Cybersécurité en Afrique

Pas de transformation digitale réussie sans prise en compte du volet cybersécurité. S’il revient à chacun de se prémunir, la politique a bien entendu son rôle à jouer à travers le déploiement de différents outils : arsenal juridique, stratégies nationales, mesure et suivi, etc.

Sur ce volet, pas d’exception, le continent présente une hétérogénéité en la matière. C’est en tout cas ce que l’on peut constater en consultant le Global Cybersecurity Index (GCI) 2020.

Publié par l’International Telecommunication Union (ITU), l’index étudie plusieurs volets, notamment :

  • Les mesures juridiques et légales
  • Les mesures techniques tels que les CIRTs et CERTs (équipes de réaction aux incidents informatiques)
  • Les mesures organisationnelles (élaboration et déploiement de stratégies du cybersécurité)
  • La capacité à mettre en œuvre et développer les différentes mesures liées à la cybersécurité
  • Le développement de coopérations bilatérales ou multilatérales

Pour un score maximum de 100, l’Afrique présente une moyenne globale de 36. Des efforts doivent donc encore être fait en la matière.

Le podium revient à Maurice (96.89), l’Egypte (95.48) et à la Tanzanie (90.58).
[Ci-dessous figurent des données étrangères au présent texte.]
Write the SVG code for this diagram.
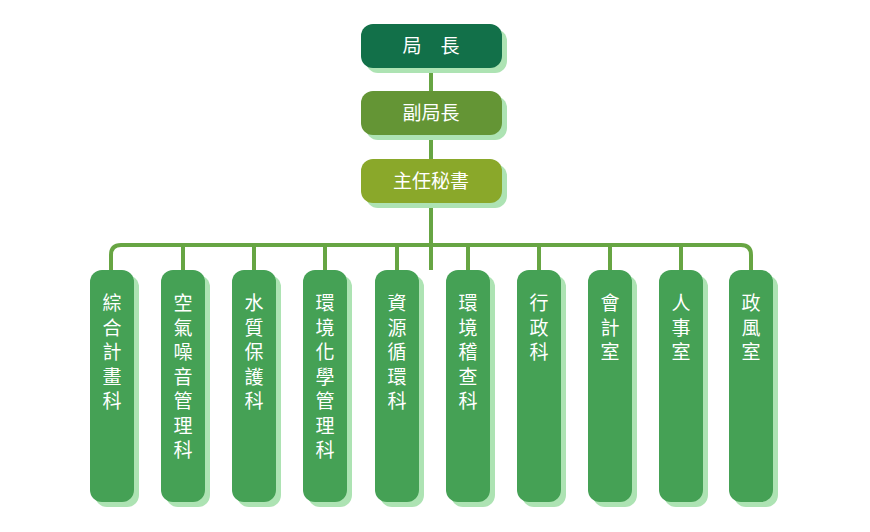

Une dizaine de pays enregistrent un index inférieur à 10 comme l’Érythrée, le Burundi ou encore la Guinée Equatoriale.

En conclusion

Il est indéniable qu’en Afrique comme ailleurs la révolution digitale est en marche. Pour autant celui qu’on nomme le continent de demain doit faire face à de nombreux défis pour en saisir pleinement toutes les opportunités. En effet, une meilleure utilisation des données et le recours à des technologies de pointe doit permettre au continent de générer une croissance durable.
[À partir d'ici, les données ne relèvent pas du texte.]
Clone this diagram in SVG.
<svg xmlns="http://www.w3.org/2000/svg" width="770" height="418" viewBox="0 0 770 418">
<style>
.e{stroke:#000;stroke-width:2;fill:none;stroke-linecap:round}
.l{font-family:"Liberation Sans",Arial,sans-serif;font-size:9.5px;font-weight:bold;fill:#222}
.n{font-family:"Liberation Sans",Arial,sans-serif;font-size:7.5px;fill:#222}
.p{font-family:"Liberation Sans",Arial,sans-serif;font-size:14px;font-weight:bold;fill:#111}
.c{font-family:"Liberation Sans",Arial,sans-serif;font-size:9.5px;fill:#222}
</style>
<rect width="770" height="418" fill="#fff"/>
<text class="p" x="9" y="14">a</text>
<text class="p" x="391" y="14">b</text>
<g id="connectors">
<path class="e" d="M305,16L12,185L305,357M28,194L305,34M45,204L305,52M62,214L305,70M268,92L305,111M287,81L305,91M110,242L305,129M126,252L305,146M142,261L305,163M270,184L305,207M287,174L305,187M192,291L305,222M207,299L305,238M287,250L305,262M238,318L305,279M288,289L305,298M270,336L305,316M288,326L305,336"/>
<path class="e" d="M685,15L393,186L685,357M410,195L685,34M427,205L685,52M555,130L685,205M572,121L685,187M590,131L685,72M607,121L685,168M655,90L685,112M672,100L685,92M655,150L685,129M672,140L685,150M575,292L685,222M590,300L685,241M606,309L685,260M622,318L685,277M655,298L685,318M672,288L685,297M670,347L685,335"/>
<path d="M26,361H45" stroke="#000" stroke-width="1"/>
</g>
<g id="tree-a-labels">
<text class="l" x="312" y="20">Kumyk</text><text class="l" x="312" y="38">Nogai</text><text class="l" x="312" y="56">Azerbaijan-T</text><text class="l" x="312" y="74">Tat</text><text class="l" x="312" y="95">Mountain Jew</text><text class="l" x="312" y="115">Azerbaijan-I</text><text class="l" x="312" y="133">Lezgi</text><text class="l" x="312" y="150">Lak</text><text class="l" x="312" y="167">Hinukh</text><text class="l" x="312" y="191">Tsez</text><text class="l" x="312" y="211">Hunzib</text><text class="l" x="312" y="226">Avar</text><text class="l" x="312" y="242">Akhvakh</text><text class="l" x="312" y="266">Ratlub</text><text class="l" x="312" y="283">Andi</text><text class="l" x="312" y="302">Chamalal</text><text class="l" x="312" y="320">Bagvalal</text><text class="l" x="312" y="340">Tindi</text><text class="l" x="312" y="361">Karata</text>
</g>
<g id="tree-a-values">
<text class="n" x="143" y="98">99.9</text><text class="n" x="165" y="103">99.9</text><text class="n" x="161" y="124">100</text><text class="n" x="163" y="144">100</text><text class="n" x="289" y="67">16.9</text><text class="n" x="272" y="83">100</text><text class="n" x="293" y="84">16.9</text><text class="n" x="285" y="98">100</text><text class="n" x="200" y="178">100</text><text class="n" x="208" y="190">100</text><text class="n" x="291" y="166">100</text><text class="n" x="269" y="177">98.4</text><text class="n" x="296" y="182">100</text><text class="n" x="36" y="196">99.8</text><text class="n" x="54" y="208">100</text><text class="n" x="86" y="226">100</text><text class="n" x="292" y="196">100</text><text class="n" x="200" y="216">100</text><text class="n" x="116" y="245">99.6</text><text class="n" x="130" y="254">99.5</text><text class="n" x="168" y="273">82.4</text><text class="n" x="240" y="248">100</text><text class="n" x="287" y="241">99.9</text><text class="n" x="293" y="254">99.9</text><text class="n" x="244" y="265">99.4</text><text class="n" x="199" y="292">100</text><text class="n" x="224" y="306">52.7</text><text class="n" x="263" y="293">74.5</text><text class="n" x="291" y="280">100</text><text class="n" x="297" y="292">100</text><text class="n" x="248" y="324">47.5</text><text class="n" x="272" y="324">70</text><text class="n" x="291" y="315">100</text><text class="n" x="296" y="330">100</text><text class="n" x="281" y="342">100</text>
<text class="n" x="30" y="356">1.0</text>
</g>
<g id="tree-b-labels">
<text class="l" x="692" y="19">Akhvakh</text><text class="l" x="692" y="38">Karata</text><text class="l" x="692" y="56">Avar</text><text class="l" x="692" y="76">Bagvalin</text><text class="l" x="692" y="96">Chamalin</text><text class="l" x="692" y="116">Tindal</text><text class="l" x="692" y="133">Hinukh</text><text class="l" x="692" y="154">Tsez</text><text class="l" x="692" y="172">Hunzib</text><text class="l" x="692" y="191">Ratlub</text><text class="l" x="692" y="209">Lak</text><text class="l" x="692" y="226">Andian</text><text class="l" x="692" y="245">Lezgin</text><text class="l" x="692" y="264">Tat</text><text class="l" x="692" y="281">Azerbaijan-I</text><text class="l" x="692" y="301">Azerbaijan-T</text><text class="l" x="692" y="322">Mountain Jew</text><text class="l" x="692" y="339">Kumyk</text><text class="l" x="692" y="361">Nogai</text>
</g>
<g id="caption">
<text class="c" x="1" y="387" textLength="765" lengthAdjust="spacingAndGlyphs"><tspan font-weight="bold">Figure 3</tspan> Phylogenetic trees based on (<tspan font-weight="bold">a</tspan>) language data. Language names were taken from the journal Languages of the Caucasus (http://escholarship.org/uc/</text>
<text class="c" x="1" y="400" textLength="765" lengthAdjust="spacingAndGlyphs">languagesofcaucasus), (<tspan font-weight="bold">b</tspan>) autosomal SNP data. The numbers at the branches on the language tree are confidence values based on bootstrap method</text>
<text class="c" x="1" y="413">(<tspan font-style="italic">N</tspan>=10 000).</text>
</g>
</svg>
S’il est vrai que le continent accuse un certain retard en la matière, il est intéressant de constater que, malgré une hétérogénéité sur le territoire, globalement l’Afrique progresse. Et ce, tant sur le plan de la pénétration d’internet et de la connectivité, que sur l’évolution de la maturité des organisations privées et publiques ou encore en matière de cybersécurité.